Les Nordiques semblent l’avoir dans le sang, à en croire les multiples virtuoses de la neige que la région a enfanté. Le pilotage sur route enneigée a en effet davantage à avoir avec du funambulisme qu’avec de la conduite automobile, tant les pièges tendus par cette surface sont nombreux. Aujourd’hui, à l’occasion de l’événement FCA Snow Drive organisé sur la piste enneigée de Samedan (Grisons), nous n’aurons pas la prétention d’atteindre l’excellence des Stig Blomqvist ou Ari Vatanen, ni même de nous en approcher. Tout au plus chercherons-nous à améliorer notre technique de conduite rapide sur neige. Pour cela, les instructeurs du Driving Center de Samedan nous prodiguerons de précieux conseils pour faire danser les Alfa Romeo Giulia et Stelvio Model Year 2020 autour des cônes placés sur cette portion d’aérodrome enneigée. Nous aurons droit, en sus, aux préceptes de l’ancien pilote légendaire du Biscione, Arturo Merzario. Oui, celui-là même qui a mené l’Alfa Tipo 33/12 à la gloire à de multiples reprises.
Mouvements rapides, pas violents
Pour ce premier tour, nous grimperons à l’arrière d’un Stelvio pendant qu’un confrère prendra le volant. Le Maître Merzario surveille depuis la place du passager. L’instructeur du Driving Center de Samedan nous donne le feu vert via le talkie-walkie et nous nous élançons sur la neige encore fraîchement tassée.
«Maintenant, c’est facile, parce que la surface est lisse, avertit l’homme à l’indévissable Stetson blanc. Mais dans deux heure, la surface sera pleine de trous à cause du passage de toutes les voitures. Ce sera beaucoup plus délicat de rattraper l’auto.» Le confrère derrière nous commence à jongler avec le volant, en faisant de grands aller-retours de gauche à droite pour provoquer et contrôler les dérives du SUV milanais. «Tes mouvements sont trop amples! Tu n’es pas en train de conduire une moto où tu dois jeter la bécane de gauche à droite», lance Merzario, avec son franc-parler rafraîchissant. «Le secret est de faire des mouvements rapides, mais pas violents. Autrement, on déstabilise trop l’auto sur une telle surface et on la met de travers, entraînant des mouvements de balancier.» Plus précisément, la séquence à appliquer est la suivante: coup de freins pour délester l’arrière et charger les roues avant, coup de volant – non violent, on l’aura retenu – et réaccélération dès que l’auto pointe dans la bonne direction.

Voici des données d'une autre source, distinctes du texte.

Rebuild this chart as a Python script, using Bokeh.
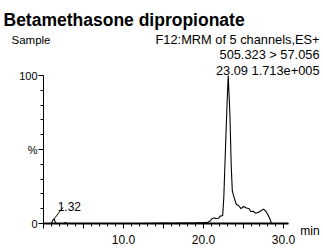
from bokeh.plotting import figure
from bokeh.models import Label, FixedTicker, Range1d, ColumnDataSource
from bokeh.embed import file_html
from bokeh.resources import INLINE

# ---- data ----
time_min = [0.0, 1.0, 1.15, 1.32, 1.45, 1.6, 2.6, 2.75, 2.9, 5.0, 8.0, 10.0, 12.0, 14.0,
            15.0, 16.0, 17.0, 18.0, 19.0, 19.5, 20.0, 20.5, 20.8, 21.0, 21.3, 21.6, 21.9,
            22.1, 22.4, 22.54, 22.75, 22.96, 23.09, 23.3, 23.46, 23.6, 23.8, 24.1, 24.4,
            24.7, 25.0, 25.3, 25.7, 25.9, 26.2, 26.5, 26.8, 27.1, 27.5, 27.8, 28.1, 28.3,
            28.5, 29.0, 30.6]
intensity_pct = [0.0, 0.0, 2.0, 3.4, 1.2, 0.0, 0.0, 0.8, 0.0, 0.0, 0.0, 0.0, 0.0, 0.2,
                 0.3, 0.2, 0.3, 0.3, 0.4, 0.5, 0.6, 0.8, 1.5, 3.0, 3.8, 3.4, 3.6,
                 5.0, 5.4, 17.8, 51.0, 83.0, 100.0, 74.0, 40.0, 22.0, 18.0, 13.0, 12.0,
                 10.0, 11.5, 10.6, 10.0, 8.1, 8.3, 7.0, 7.4, 8.3, 9.7, 8.3, 5.4, 3.2,
                 0.0, 0.0, 0.0]
x_major = [0, 5, 10, 15, 20, 25, 30]
x_labels = {0: "", 5: "", 10: "10.0", 15: "", 20: "20.0", 25: "", 30: "30.0"}
y_major = [0, 50, 100]
y_labels = {0: "0", 50: "%", 100: "100"}

title_text = "Betamethasone dipropionate"
sample_text = "Sample"
info_lines = ["F12:MRM of 5 channels,ES+", "505.323 > 57.056", "23.09 1.713e+005"]
x_unit_text = "min"
small_peak_rt = 1.32
small_peak_val = 3.4

FONT = "Liberation Sans"

# frame covers the whole canvas; axes are pinned at 0 with fixed_location
p = figure(width=323, height=248, output_backend="svg", toolbar_location=None,
           x_range=Range1d(-5.375, 35.0), y_range=Range1d(-16.89, 150.68),
           min_border=0, min_border_left=0, min_border_right=0,
           min_border_top=0, min_border_bottom=0)
p.outline_line_color = None
p.xgrid.visible = False
p.ygrid.visible = False
p.background_fill_color = "white"
p.border_fill_color = "white"

p.line(time_min, intensity_pct, line_color="black", line_width=1.1)

# x axis
xa = p.xaxis[0]
xa.fixed_location = 0
xa.bounds = (0, 30.6)
xa.ticker = FixedTicker(ticks=x_major, minor_ticks=list(range(0, 31)))
xa.major_label_overrides = x_labels
xa.axis_line_width = 2
xa.axis_line_color = "black"
xa.major_tick_out = 5
xa.major_tick_in = 0
xa.minor_tick_out = 3
xa.minor_tick_in = 0
xa.major_tick_line_color = "black"
xa.minor_tick_line_color = "black"
xa.major_label_text_font = FONT
xa.major_label_text_font_size = "12px"
xa.major_label_text_color = "black"
xa.major_label_standoff = 6

# y axis
ya = p.yaxis[0]
ya.fixed_location = 0
ya.bounds = (0, 100)
ya.ticker = FixedTicker(ticks=y_major, minor_ticks=list(range(0, 101, 10)))
ya.major_label_overrides = y_labels
ya.axis_line_color = "black"
ya.axis_line_width = 1
ya.major_tick_out = 5
ya.major_tick_in = 0
ya.minor_tick_out = 3
ya.minor_tick_in = 0
ya.major_tick_line_color = "black"
ya.minor_tick_line_color = "black"
ya.major_label_text_font = FONT
ya.major_label_text_font_size = "11px"
ya.major_label_text_color = "black"
ya.major_label_standoff = 1

# texts (data units: 8 px per minute, 1.48 px per %)
p.add_layout(Label(x=-5.0, y=137.2, text=title_text, text_font=FONT, text_font_style="bold",
                   text_font_size="17.5px", text_baseline="alphabetic", text_align="left",
                   text_color="black"))
p.add_layout(Label(x=-4.0, y=124.3, text=sample_text, text_font=FONT,
                   text_font_size="11.5px", text_baseline="alphabetic", text_align="left",
                   text_color="black"))
for i, t in enumerate(info_lines):
    p.add_layout(Label(x=34.5, y=124.3 - 10.3 * i, text=t, text_font=FONT,
                       text_font_size="12.8px", text_baseline="alphabetic", text_align="right",
                       text_color="black"))

p.add_layout(Label(x=32.1, y=-5.4, text=x_unit_text, text_font=FONT, text_font_size="12px",
                   text_baseline="middle", text_align="left", text_color="black"))

# small peak annotation with leader
lead = ColumnDataSource(dict(x0=[small_peak_rt + 0.05], y0=[small_peak_val],
                             x1=[small_peak_rt + 1.1], y1=[small_peak_val + 7.4]))
p.segment("x0", "y0", "x1", "y1", source=lead, line_color="black", line_width=1)
p.add_layout(Label(x=small_peak_rt + 0.45, y=small_peak_val + 8.4, text=f"{small_peak_rt:.2f}",
                   text_font=FONT, text_font_size="12px", text_baseline="alphabetic",
                   text_align="left", text_color="black"))

open("out.html", "w").write(file_html(p, INLINE))
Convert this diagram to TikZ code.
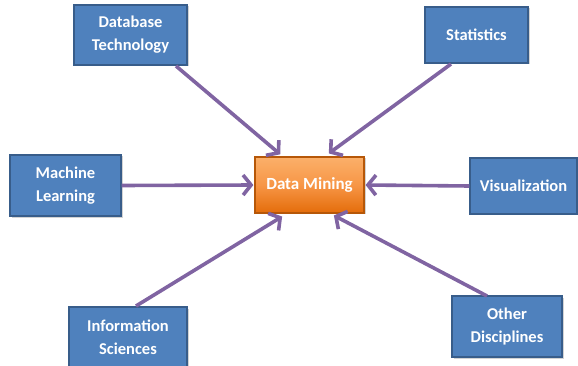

Les remontrances du chrono
Le moment est venu de prendre le volant à notre tour. Devant nous, un autre Stelvio enchaîne de fortes dérives, avec beaucoup d’angles, autour des cônes. «Wahou, celui-là sait s’y prendre», remarquons-nous. «Pas du tout! C’est certes spectaculaire, mais ce n’est pas rapide! tanne le maître Merzario. Quand tu conduis comme ça, le chronomètre ne fera que te répéter ‹espèce d’idiot›!» Toutefois, nous ne sommes pas ici pour «taper un temps», mais pour affiner la technique de conduite sur neige et nous faire plaisir. A ce jeu-là, les deux italiennes ne déçoivent pas, grâce à leur comportement très équilibré, fruit de leur répartition idéale des masses, avec 50% du poids sur l’avant et 50% sur l’arrière. Malheureusement, elles se révèlent presque autant frustrantes, en raison de leur contrôle de trajectoire non désactivable qui coupera les gaz dès que les calculateurs prédiront une perte d’adhérence. «Tu ne dois de toute façon pas accélérer si fort quand tu as les roues braquées», me rappelle mon instructeur de luxe, qui exhorte à passer toujours plus près des cônes. «Coupe ta trajectoire! Sois moins violent avec le volant, moins violent, m…!» Peu à peu, heureusement, les leçons d’Arturo Merzario commencent à s’encastrer dans la tête; la séquence freinage-braquage-réaccélération est imprimée avec le juste tempo et l’Alfa enchaîne de subtils déhanchements sur le parcours.
La démonstration finale
Arturo ne résiste pas à l’envie de faire une démonstration lui-même. D’une seule main, tel un pianiste, il imprime les impulsions sur volant au millimètre près. La Giulia Veloce – nous avons entre temps changé de monture – lui obéit au doigt et à l’œil, comme s’ils s’étaient toujours connus. «C’est moi qui conduis la voiture, pas l’inverse!» tonne-t-il. Un sourire vient alors emplir de sérénité ce visage travaillé par les années. «Le jour où je n’ai plus de plaisir à conduire, j’arrête tout», dit-il encore. Alors oui, continuez de vous amuser et de nous régaler, M. Merzario, le plus longtemps possible!